AlPride: «Chiediamo ai cattolici di capirci»

AlPride: «Chiediamo ai cattolici di capirci»

Sabato 1° giugno ad Alessandria si è svolto il primo “Pride” alessandrino. L’evento, partito da viale della Repubblica, ha coinvolto l’intera città arrivando sino al ponte Meier. Anche noi di Voce c’eravamo e abbiamo voluto raccogliere qualche impressione a caldo.

Il primo con cui scambiamo due parole è Riccardo, 31 anni, che si dichiara bisessuale: «Per me il “Pride” è una manifestazione di orgoglio, lo dice la parola stessa, ma è anche un momento in cui esplode una lotta per la rivendicazione dei diritti. Oggi scendono in piazza non solo le persone Lgbt (Lesbiche, gay, bisessuali e transgender, ndr), ma anche tutti quelli che vogliono appoggiare questo tipo di idea». La nostra società, secondo Riccardo «si è ammorbidita negli anni, anche se il problema peggiore rimane il pregiudizio delle persone che ci classificano come pericolosi, da reprimere, da spostare e da non vedere». E la Chiesa cattolica? «La Chiesa non si è mai espressa in modo specifico, a meno che una persona Lgbt rispettasse le indicazioni precise nel proprio percorso di fede. Credo che una manifestazione in cui ci si toglie di dosso il velo di omertà e paura, e ci si mostra davvero per come si è, possa davvero far paura alla Chiesa». Salutiamo Riccardo con un’ultima domanda: se avessi papa Francesco qui davanti cosa gli suggeriresti? «Io non sento il bisogno che la Chiesa approvi la mia bisessualità e il mio stile di vita. Ma al Papa direi di parlare con le persone Lgbt cattoliche per potersi confrontare».

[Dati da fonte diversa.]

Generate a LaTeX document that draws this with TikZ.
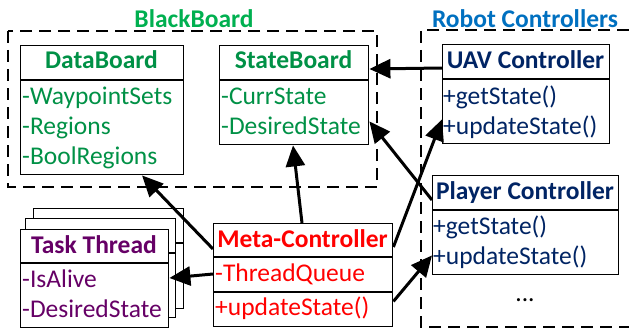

Poco più avanti incontriamo Manuela, 21 anni, anche lei bisessuale: «Io non sono credente, ma come io non giudico chi è di fede cattolica, così allo stesso modo la Chiesa non deve giudicarci». E aggiunge: «Chiediamo ai cattolici di fare uno sforzo per capirci un po’ di più. Anche solo passare del tempo per conoscerci personalmente e avere una percezione della singola persona, non della massa. Perché ognuno ha la propria storia».

Tra le bandiere e i colori raggiungiamo Giuseppe, 21 anni, e la sua fidanzata: «Sono qui perché non esiste una differenza e partecipo al “Pride” per evitare che ci sia discriminazione dei diritti». Secondo il giovane, la società di oggi mette in contrasto “Pride” e “Family day”, «ma in realtà il primo aggiunge diritti, mentre l’altro li vuole togliere». E se il Papa fosse qui? «Io non parlerei di questo, perché capisco che per il suo ruolo non può essere totalmente a favore di una famiglia che non rispecchia i valori cristiani. Ma chiederei alla Chiesa di non fare commenti» conclude Giuseppe.

«C’è proprio bisogno di sensibilizzare sui temi dell’accoglienza e del riconoscimento delle diversità» ci racconta Elsa, 56 anni, etero. Mentre sulla posizione della Chiesa aggiunge: «C’è una sfera personale in cui nessuno può mettere becco, per cui è doveroso sospendere il giudizio. Direi che la Chiesa ha avuto situazioni scabrose in merito a questo tema, quindi chiedo di partire da un atteggiamento di tolleranza».

Il corteo sta per iniziare e facciamo ancora in tempo a raggiungere Emiliano, 49 anni, etero, che è al “Pride” con la figlia di sei anni: «Viste le ultime esternazioni politiche credo che sia doveroso manifestare per questi temi». E sulla famiglia aggiunge: «La famiglia tradizionale è dove c’è amore. Sia che si parli di amore tra uomini o tra donne. Se vivono bene la loro sessualità e c’è amore non vedo il problema».

Infine scambiamo due parole anche con Denise, 15 anni, lesbica: «Credo che esprimere i propri diritti ti renda più felice, anche con gli altri. Alla Chiesa non chiedo di accettarci, ma di avere rispetto».